* **Input**
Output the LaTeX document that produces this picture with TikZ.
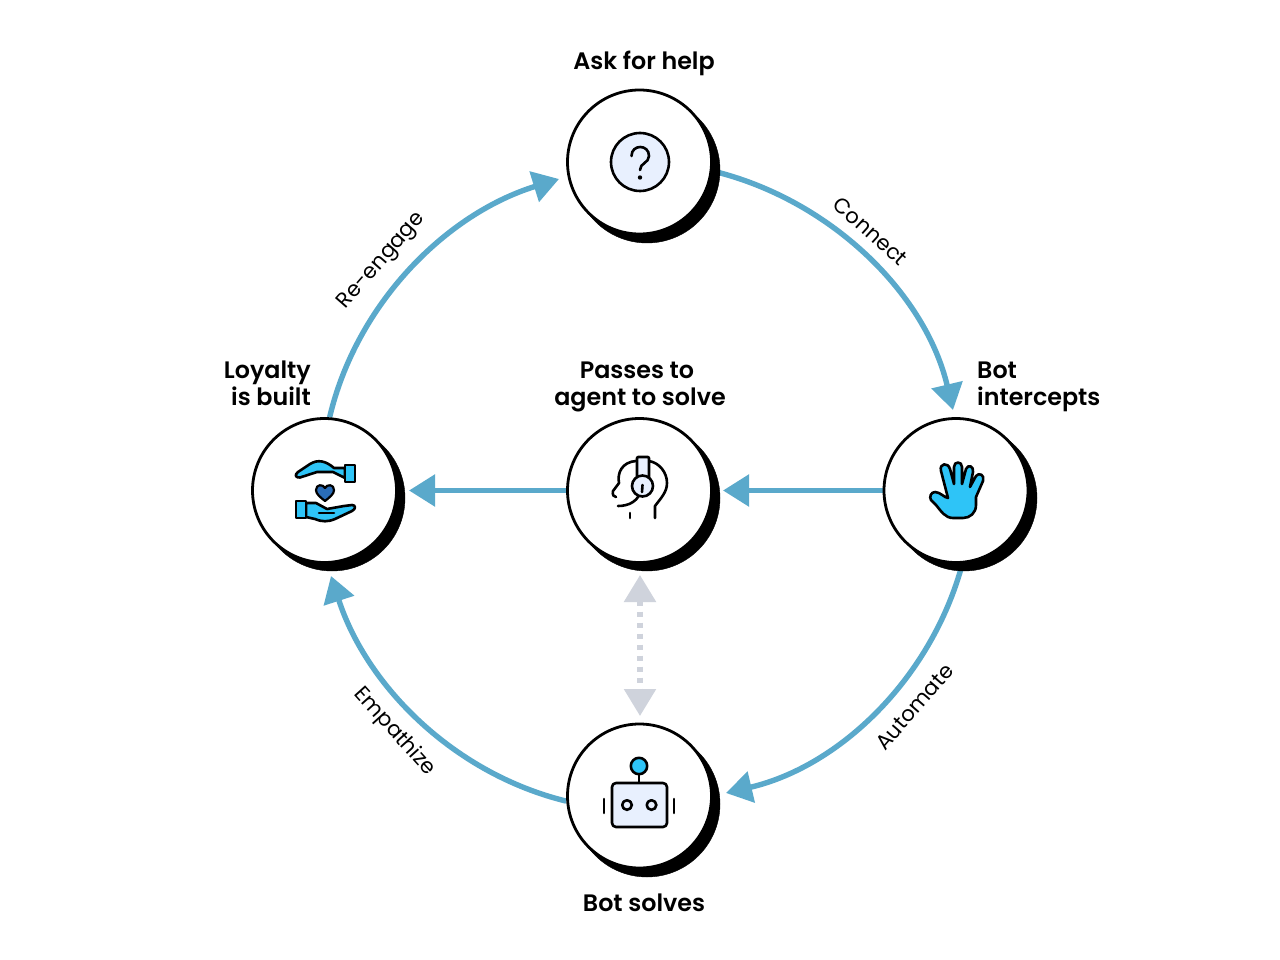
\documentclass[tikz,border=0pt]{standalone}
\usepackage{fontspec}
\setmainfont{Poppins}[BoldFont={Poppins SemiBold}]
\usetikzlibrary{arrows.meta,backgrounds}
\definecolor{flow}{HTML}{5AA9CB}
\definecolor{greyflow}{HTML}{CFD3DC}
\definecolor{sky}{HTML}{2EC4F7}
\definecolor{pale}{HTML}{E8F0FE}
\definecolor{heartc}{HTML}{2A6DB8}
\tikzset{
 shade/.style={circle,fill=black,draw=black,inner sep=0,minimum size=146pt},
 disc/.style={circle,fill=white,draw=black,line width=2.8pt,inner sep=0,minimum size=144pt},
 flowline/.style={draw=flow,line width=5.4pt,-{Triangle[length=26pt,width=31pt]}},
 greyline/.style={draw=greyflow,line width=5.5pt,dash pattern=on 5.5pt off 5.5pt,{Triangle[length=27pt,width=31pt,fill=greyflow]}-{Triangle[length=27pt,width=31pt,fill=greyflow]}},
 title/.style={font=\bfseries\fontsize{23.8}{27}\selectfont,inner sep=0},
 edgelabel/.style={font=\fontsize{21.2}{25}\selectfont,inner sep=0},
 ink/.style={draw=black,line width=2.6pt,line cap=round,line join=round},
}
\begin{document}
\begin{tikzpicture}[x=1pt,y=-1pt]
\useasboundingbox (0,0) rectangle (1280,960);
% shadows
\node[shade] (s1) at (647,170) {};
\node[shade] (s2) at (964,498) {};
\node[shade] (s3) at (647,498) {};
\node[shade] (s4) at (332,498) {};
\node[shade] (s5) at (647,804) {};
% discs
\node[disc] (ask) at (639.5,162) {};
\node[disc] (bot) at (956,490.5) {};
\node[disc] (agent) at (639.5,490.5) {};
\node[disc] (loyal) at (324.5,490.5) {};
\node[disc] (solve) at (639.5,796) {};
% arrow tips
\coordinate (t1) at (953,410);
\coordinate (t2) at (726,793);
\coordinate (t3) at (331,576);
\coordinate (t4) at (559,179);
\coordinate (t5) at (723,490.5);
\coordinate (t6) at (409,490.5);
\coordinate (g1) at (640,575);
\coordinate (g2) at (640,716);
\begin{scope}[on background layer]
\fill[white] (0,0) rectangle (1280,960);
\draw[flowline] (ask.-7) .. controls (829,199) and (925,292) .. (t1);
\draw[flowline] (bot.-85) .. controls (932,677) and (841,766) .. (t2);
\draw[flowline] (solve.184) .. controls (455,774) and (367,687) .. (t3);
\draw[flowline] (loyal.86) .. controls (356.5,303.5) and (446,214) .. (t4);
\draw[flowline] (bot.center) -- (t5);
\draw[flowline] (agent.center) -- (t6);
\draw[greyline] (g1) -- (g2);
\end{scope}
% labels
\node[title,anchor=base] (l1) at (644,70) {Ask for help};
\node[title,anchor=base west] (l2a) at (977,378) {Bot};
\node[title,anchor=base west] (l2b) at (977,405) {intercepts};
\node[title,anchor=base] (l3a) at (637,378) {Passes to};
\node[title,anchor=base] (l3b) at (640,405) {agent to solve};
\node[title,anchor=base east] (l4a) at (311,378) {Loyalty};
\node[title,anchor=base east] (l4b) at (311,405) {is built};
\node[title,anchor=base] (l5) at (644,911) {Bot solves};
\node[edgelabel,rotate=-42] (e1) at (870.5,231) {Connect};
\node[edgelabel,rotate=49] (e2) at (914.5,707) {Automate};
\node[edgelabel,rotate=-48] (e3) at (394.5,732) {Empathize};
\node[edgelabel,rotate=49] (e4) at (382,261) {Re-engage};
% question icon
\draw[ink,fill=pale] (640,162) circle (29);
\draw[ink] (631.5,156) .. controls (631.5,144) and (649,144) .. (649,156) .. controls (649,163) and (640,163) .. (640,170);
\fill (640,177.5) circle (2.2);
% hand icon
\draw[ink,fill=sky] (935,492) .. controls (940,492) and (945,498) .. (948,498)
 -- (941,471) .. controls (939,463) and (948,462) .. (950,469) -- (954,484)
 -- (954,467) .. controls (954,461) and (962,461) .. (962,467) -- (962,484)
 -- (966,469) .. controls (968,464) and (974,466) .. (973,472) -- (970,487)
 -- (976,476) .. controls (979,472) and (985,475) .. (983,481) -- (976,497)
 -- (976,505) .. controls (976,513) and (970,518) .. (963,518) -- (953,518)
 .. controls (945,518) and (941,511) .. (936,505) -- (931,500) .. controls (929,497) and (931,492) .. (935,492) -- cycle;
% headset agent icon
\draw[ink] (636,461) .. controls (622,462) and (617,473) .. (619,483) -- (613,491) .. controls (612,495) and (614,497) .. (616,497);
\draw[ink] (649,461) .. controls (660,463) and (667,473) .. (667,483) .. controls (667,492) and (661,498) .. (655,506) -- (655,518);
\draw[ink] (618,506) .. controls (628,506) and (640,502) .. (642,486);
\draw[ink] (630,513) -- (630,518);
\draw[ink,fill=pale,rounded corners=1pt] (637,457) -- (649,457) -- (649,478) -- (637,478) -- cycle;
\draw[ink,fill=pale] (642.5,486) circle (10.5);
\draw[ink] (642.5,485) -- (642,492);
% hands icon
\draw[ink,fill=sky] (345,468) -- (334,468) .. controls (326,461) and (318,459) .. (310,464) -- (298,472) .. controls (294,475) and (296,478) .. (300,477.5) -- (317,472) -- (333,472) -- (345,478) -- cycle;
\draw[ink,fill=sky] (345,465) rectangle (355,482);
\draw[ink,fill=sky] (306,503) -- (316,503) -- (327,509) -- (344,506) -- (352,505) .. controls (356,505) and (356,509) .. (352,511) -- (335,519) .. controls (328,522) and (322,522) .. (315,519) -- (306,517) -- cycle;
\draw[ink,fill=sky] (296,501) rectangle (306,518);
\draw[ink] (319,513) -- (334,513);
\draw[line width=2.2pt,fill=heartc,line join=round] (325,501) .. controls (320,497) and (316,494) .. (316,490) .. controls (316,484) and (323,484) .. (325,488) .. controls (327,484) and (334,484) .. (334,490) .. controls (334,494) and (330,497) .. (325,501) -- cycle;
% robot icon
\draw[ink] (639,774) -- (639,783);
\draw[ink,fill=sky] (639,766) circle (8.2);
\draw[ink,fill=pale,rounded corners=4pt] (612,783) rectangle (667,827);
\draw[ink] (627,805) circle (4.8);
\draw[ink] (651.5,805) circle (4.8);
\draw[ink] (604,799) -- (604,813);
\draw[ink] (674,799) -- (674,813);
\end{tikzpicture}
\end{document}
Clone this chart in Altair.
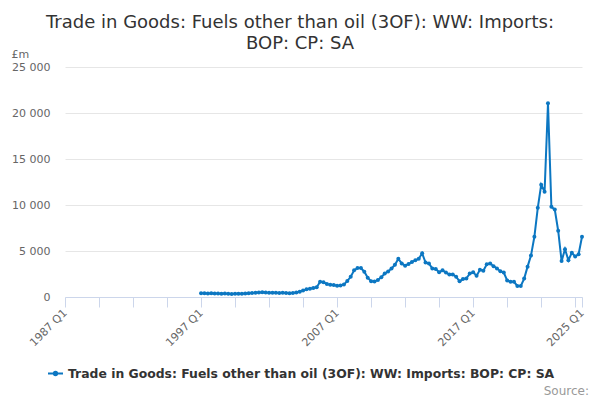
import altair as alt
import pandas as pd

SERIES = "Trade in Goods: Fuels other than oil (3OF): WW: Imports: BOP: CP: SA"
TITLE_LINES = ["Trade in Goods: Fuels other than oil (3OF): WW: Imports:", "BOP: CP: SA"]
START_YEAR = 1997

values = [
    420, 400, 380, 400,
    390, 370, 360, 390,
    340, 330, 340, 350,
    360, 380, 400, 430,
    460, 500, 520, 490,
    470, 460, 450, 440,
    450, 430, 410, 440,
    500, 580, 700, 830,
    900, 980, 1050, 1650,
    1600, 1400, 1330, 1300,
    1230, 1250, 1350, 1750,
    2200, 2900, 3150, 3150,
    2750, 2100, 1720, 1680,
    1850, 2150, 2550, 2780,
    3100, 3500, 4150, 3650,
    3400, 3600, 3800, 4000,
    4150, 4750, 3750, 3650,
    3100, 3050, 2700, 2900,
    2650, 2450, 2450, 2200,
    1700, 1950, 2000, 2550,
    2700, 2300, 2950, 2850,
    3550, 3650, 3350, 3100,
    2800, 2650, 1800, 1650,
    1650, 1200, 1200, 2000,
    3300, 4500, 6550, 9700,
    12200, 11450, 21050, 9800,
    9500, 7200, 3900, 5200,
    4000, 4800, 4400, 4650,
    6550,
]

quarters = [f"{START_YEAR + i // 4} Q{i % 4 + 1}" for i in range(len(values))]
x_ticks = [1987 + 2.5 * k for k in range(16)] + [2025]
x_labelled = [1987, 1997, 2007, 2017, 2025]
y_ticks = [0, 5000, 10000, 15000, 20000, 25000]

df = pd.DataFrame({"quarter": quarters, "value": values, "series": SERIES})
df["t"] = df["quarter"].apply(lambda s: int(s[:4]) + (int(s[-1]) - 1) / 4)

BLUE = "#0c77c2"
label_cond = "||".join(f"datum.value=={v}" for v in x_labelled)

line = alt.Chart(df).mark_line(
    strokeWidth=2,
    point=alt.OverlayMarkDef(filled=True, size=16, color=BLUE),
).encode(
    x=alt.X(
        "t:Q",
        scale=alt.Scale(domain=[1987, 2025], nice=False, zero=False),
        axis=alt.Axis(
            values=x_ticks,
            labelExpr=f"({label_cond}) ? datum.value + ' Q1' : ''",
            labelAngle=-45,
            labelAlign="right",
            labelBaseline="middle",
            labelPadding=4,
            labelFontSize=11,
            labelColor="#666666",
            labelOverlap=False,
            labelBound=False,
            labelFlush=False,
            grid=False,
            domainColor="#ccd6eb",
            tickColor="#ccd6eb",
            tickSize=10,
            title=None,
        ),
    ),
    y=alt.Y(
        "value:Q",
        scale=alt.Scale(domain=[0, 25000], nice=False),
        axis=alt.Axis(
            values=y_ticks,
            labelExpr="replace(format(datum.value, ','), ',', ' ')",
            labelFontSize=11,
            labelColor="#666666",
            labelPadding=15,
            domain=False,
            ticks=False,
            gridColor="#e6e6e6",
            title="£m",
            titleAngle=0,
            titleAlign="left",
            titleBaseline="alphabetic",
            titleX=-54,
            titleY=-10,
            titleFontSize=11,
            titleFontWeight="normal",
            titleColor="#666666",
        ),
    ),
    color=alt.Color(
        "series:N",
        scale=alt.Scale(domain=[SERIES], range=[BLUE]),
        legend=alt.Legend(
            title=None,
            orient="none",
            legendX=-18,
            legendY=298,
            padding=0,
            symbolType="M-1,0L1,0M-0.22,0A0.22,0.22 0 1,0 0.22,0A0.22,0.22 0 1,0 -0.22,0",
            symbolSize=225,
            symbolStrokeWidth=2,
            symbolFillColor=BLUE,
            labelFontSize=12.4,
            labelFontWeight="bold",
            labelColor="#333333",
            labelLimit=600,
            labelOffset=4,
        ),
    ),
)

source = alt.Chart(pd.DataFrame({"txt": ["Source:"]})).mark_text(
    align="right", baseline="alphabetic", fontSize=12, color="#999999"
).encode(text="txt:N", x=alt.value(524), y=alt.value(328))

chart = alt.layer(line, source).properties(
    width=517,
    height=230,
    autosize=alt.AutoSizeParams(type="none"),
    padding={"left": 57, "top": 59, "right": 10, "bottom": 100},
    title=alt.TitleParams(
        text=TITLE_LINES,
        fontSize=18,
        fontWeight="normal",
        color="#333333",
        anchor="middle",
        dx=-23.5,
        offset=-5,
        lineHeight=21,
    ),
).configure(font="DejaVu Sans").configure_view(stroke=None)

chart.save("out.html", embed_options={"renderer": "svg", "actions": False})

* **Objective**
Your task is to retype exactly the lines from the one containing "Clone this chart in Altair." through the one containing "v in x_labelled)", leaving every picture out.

* **Solution to this task**
Clone this chart in Altair.
import altair as alt
import pandas as pd

SERIES = "Trade in Goods: Fuels other than oil (3OF): WW: Imports: BOP: CP: SA"
TITLE_LINES = ["Trade in Goods: Fuels other than oil (3OF): WW: Imports:", "BOP: CP: SA"]
START_YEAR = 1997

values = [
    420, 400, 380, 400,
    390, 370, 360, 390,
    340, 330, 340, 350,
    360, 380, 400, 430,
    460, 500, 520, 490,
    470, 460, 450, 440,
    450, 430, 410, 440,
    500, 580, 700, 830,
    900, 980, 1050, 1650,
    1600, 1400, 1330, 1300,
    1230, 1250, 1350, 1750,
    2200, 2900, 3150, 3150,
    2750, 2100, 1720, 1680,
    1850, 2150, 2550, 2780,
    3100, 3500, 4150, 3650,
    3400, 3600, 3800, 4000,
    4150, 4750, 3750, 3650,
    3100, 3050, 2700, 2900,
    2650, 2450, 2450, 2200,
    1700, 1950, 2000, 2550,
    2700, 2300, 2950, 2850,
    3550, 3650, 3350, 3100,
    2800, 2650, 1800, 1650,
    1650, 1200, 1200, 2000,
    3300, 4500, 6550, 9700,
    12200, 11450, 21050, 9800,
    9500, 7200, 3900, 5200,
    4000, 4800, 4400, 4650,
    6550,
]

quarters = [f"{START_YEAR + i // 4} Q{i % 4 + 1}" for i in range(len(values))]
x_ticks = [1987 + 2.5 * k for k in range(16)] + [2025]
x_labelled = [1987, 1997, 2007, 2017, 2025]
y_ticks = [0, 5000, 10000, 15000, 20000, 25000]

df = pd.DataFrame({"quarter": quarters, "value": values, "series": SERIES})
df["t"] = df["quarter"].apply(lambda s: int(s[:4]) + (int(s[-1]) - 1) / 4)

BLUE = "#0c77c2"
label_cond = "||".join(f"datum.value=={v}" for v in x_labelled)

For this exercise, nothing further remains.